Book Review: Divergent and Insurgent by Veronica Roth

Divergent and Insurgent

In the Divergent series Veronica Roth introduces us to Beatrice ‘Tris’ Prior and her life in a dystopian Chicago where society has been divided into five new factions. As Tris turns 16 she is asked to take an aptitude test to find out which faction to choose during the choosing ceremony. The five factions she can choose between are: Amity (the kind), Erudite (the intelligent), Candor (the honest), Abnegation (the selfless) or Dauntless (the brave). But her test results are not what she expects when she discovers that she has aptitude for three different factions. She’s a Divergent, which we’re told early on is dangerous and must be kept secret. After being told to keep her divergent status a secret she is left having to choose which of the three factions she wants to join: Abnegation where her parents belong and she grew up; Erudite, which is in conflict with her parent’s faction; or Dauntless, the rebellious counterpart to her quiet past. She chooses to join Dauntless, she leaves her family behind and enters a new life of danger and adrenaline and quickly finds herself in the midst of a fight she never expected.

I can appreciate a good dystopian novel for their ability to paint a very different world that still draws parallels to our daily life. I was immediately very fascinated by the idea of dividing society into groups based on personality strengths as a means to avoid conflict. While most dystopian novels I’ve read tend to tell stories about totalitarian governments that oppress their people in order to maintain peace, Roth creates a world where people (rather than issues such as race, religion and politics) are to blame for the downfall of the world. Each faction holds a different belief about what brought about the crisis. I liked reading about the different values and beliefs the different factions instilled in their children, and how they had to adjust if they chose to transfer to a different one once they turned 16. That being said, it was the existence of a section of people who test as divergent who made the story work. My issue with the system is that it seems unlikely that so many people test to find that they fit into just one of these factions.

My favourite thing about the novel was the way Roth managed to make me care about almost all the character in different ways. In Divergent I found myself really understanding even the minor characters’ motivations, at least as far as I was meant to at each stage in the story. I particularly enjoyed Christina, Will, and Uriah. Secondary characters are often easier to enjoy because you don’t get to spend as much time with them as the protagonist.

The sequel, Insurgent, was not as good and a lot more flawed than Divergent in my opinion. While I felt Divergent told a very well thought out story of Tris adapting to her new environment and slowly realising that everything is not what it seems, Insurgent felt disjointed and sometimes unnecessarily angsty. The plot moved back and forth between the different factions all the time, characters died as soon as you really got to know them and the whole thing was just a lot more predictable than in Divergent.

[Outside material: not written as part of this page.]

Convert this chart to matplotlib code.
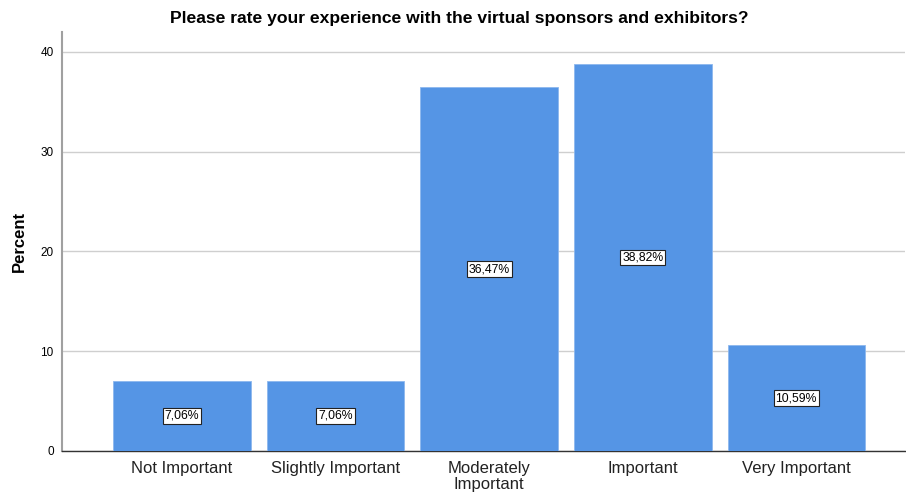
import matplotlib
matplotlib.use('Agg')
import numpy as np
from matplotlib import pyplot as plt

plt.rcParams['font.family'] = ['Liberation Sans', 'DejaVu Sans']

# Survey responses (percent)
categories = ['Not Important', 'Slightly Important', 'Moderately\nImportant', 'Important', 'Very Important']
percent = [7.06, 7.06, 36.47, 38.82, 10.59]
y_ticks = [0, 10, 20, 30, 40]

bar_color = '#5595e5'
grid_color = '#cfcfcf'

fig = plt.figure(figsize=(9.06, 4.95), dpi=100)
ax = fig.add_axes([0.0684, 0.0889, 0.931, 0.8465])

x = np.arange(len(categories))
ax.bar(x, percent, width=0.896, color=bar_color, edgecolor='#8db8ee', linewidth=0.6, zorder=3)

# value labels in the middle of each bar
for xi, val in zip(x, percent):
    ax.text(xi, val / 2, f'{val:.2f}%'.replace('.', ','), ha='center', va='center', fontsize=8.8,
            bbox=dict(boxstyle='square,pad=0.15', facecolor='white', edgecolor='#222222', linewidth=0.8),
            zorder=4)

ax.set_xlim(-0.78, 4.71)
ax.set_ylim(0, 42)
ax.set_yticks(y_ticks)
ax.set_xticks(x)
ax.set_xticklabels(categories, fontsize=12, color='#222222', linespacing=1.1)
ax.tick_params(axis='y', length=0, pad=6, labelsize=8.5)
ax.tick_params(axis='x', length=0, pad=7)
ax.grid(axis='y', color=grid_color, linewidth=1, zorder=0)

for side in ['top', 'right']:
    ax.spines[side].set_visible(False)
ax.spines['left'].set_color('#a0a0a0')
ax.spines['left'].set_linewidth(1.5)
ax.spines['bottom'].set_color('#333333')
ax.spines['bottom'].set_linewidth(1)

ax.set_ylabel('Percent', fontsize=12, fontweight='bold', labelpad=10)
fig.text(0.507, 0.962, 'Please rate your experience with the virtual sponsors and exhibitors?',
         ha='center', va='center', fontsize=12.6, fontweight='bold')

fig.savefig('out.png', dpi=100)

Also, the much stronger focus on the love story between Tris and Four in Insurgent hurt the novel. The romance plot turned into two moody teenagers fighting and being immature in Insurgent. In a story where Four had formerly been portrayed as a strong-willed and mature boy and Tris had been established as an observant and empathetic girl, this tension felt contrived. This, along with Tris’ continuing inability to deal with her guilt for killing Will at the end of Divergent, meant that the book spend too much time on the inner turmoil of Tris and not enough on actual plot development. And her decision to team up with Marcus at the end without even attempting to talk to Tobias was ridiculous. Tris seems to lose a lot of her backbone in Insurgent, or at least she seems a lot more focused on self-sacrifice and borderline suicidal stunts rather than the calculated and smart decisions we see in Divergent.

All in all I did enjoy the novels and I hope that the last instalment will surpass them both. I think the series is flawed but still very enjoyable. Divergent is definitely worth reading, and hopefully the still untitled last book will be as well.